Could you run this model on a more powerful computer? How much RAM does your Raspberry Pi have?

YueZhan721 commented 1 month ago

Hello @b4rtaz I can run it on the google colab. The Raspberry Pi I used is 5 with 8GB RAM, the .m weight file is about 2.3 GB. I'm wondering if I'm doing something wrong with the quantization or formatting process.

YueZhan721 commented 1 month ago

By the way, I found that many llama3 models have no tokenizer.model file, how can I convert it from .safetensors to .m. Thanks for your reply very much.

b4rtaz commented 1 month ago

Llama 2 7B should be approximately 3.95GB after quantization to Q40. If it's only 2.3 GB, something might be wrong.

Could you run any model on your Raspberry Pi (for example python launch.py tinyllama_1_1b_3t_q40)?

b4rtaz commented 1 month ago

how can I convert it from .safetensors to .m.

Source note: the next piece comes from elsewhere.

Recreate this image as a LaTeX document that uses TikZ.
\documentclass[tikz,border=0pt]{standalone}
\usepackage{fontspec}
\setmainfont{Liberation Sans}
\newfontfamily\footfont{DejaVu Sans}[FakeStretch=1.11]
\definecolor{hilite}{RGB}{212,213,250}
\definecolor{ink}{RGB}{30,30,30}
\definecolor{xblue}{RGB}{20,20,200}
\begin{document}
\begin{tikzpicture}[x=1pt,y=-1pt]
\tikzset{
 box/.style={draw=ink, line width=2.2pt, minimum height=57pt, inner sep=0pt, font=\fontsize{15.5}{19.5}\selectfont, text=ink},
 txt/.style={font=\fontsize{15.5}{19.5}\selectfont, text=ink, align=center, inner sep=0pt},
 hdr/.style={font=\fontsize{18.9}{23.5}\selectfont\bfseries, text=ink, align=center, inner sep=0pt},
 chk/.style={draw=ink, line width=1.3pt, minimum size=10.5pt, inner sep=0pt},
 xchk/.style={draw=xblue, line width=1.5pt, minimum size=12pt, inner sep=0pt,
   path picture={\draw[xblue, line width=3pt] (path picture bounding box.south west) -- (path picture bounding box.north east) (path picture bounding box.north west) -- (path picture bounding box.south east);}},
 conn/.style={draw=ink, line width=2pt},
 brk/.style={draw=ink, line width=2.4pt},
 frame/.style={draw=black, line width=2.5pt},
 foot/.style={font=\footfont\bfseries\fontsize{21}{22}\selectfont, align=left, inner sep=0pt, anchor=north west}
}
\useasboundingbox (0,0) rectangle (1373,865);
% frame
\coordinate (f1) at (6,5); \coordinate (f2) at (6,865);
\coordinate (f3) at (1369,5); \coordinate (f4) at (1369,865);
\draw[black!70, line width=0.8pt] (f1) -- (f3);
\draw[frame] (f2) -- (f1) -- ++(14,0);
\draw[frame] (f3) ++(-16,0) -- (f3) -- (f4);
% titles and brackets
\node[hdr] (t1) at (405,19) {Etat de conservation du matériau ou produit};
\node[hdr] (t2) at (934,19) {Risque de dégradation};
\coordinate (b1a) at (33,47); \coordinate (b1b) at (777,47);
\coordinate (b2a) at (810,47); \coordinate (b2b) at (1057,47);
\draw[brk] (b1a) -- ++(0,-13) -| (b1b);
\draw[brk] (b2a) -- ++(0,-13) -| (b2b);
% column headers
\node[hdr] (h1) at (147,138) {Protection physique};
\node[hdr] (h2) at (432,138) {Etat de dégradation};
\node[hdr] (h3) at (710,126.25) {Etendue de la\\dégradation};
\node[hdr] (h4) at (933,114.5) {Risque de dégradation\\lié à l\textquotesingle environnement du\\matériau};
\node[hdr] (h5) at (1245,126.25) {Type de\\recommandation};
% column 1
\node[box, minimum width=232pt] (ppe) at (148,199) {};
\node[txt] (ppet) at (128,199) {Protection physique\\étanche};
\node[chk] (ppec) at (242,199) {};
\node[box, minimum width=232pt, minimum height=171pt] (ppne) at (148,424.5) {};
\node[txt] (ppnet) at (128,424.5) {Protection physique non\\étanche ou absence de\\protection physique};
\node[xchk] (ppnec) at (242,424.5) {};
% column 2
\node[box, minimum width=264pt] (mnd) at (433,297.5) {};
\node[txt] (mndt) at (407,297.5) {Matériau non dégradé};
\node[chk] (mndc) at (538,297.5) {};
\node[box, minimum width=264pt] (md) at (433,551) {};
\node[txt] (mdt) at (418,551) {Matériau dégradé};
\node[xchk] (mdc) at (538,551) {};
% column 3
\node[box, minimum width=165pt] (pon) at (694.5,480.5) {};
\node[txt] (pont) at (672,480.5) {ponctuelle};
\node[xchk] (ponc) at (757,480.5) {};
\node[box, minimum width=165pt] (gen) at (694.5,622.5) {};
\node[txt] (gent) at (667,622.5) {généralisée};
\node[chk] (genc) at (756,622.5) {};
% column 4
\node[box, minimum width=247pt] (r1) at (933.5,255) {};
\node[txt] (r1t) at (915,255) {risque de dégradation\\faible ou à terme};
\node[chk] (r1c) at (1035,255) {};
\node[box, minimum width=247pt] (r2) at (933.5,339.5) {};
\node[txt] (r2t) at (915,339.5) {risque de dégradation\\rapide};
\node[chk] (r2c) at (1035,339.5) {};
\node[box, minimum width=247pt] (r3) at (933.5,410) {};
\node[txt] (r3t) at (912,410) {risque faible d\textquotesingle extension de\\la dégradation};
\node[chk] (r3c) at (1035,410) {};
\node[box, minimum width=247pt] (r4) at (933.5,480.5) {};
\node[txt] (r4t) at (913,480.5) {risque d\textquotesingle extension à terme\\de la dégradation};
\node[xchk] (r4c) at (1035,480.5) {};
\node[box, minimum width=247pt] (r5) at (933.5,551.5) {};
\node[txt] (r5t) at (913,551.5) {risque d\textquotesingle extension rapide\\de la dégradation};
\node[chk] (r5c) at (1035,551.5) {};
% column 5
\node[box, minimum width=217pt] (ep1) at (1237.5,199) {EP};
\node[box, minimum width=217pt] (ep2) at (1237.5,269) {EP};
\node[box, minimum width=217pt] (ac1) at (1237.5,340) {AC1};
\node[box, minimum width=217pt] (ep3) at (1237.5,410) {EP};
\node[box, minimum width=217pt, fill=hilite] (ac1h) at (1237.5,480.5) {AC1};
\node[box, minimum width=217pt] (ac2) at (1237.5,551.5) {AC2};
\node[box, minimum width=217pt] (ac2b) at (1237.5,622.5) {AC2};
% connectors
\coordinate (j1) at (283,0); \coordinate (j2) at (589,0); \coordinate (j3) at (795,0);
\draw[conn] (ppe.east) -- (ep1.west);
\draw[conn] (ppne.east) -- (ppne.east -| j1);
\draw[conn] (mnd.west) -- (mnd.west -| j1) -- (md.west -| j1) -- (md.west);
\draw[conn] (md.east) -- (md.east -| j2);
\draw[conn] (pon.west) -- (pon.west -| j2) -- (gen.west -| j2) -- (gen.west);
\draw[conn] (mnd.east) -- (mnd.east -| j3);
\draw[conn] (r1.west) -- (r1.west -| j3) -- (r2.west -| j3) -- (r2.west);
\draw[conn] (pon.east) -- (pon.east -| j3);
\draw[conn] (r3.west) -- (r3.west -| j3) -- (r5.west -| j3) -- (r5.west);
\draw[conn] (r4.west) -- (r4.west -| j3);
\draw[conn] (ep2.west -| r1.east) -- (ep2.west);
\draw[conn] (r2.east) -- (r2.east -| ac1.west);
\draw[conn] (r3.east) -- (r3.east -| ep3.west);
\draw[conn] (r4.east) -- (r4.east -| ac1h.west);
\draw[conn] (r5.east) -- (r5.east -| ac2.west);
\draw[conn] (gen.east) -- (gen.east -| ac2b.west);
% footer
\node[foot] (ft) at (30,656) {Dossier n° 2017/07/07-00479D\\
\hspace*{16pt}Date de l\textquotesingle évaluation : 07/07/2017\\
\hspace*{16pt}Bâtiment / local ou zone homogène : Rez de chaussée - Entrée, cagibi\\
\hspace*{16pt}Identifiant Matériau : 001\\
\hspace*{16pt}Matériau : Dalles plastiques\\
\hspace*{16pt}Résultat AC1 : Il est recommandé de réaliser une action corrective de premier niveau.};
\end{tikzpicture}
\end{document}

Thanks for your reply very much.

Check convert-tokenizer-hf.py. It can convert some HF models.

YueZhan721 commented 1 month ago

Llama 2 7B should be approximately 3.95GB after quantization to Q40. If it's only 2.3 GB, something might be wrong.

Could you run any model on your Raspberry Pi (for example python launch.py tinyllama_1_1b_3t_q40)?

Yes, I can run those models(.m file) you provided. There may be something wrong when I save and convert the weight files. Thanks sincerely! Good work, and help to me.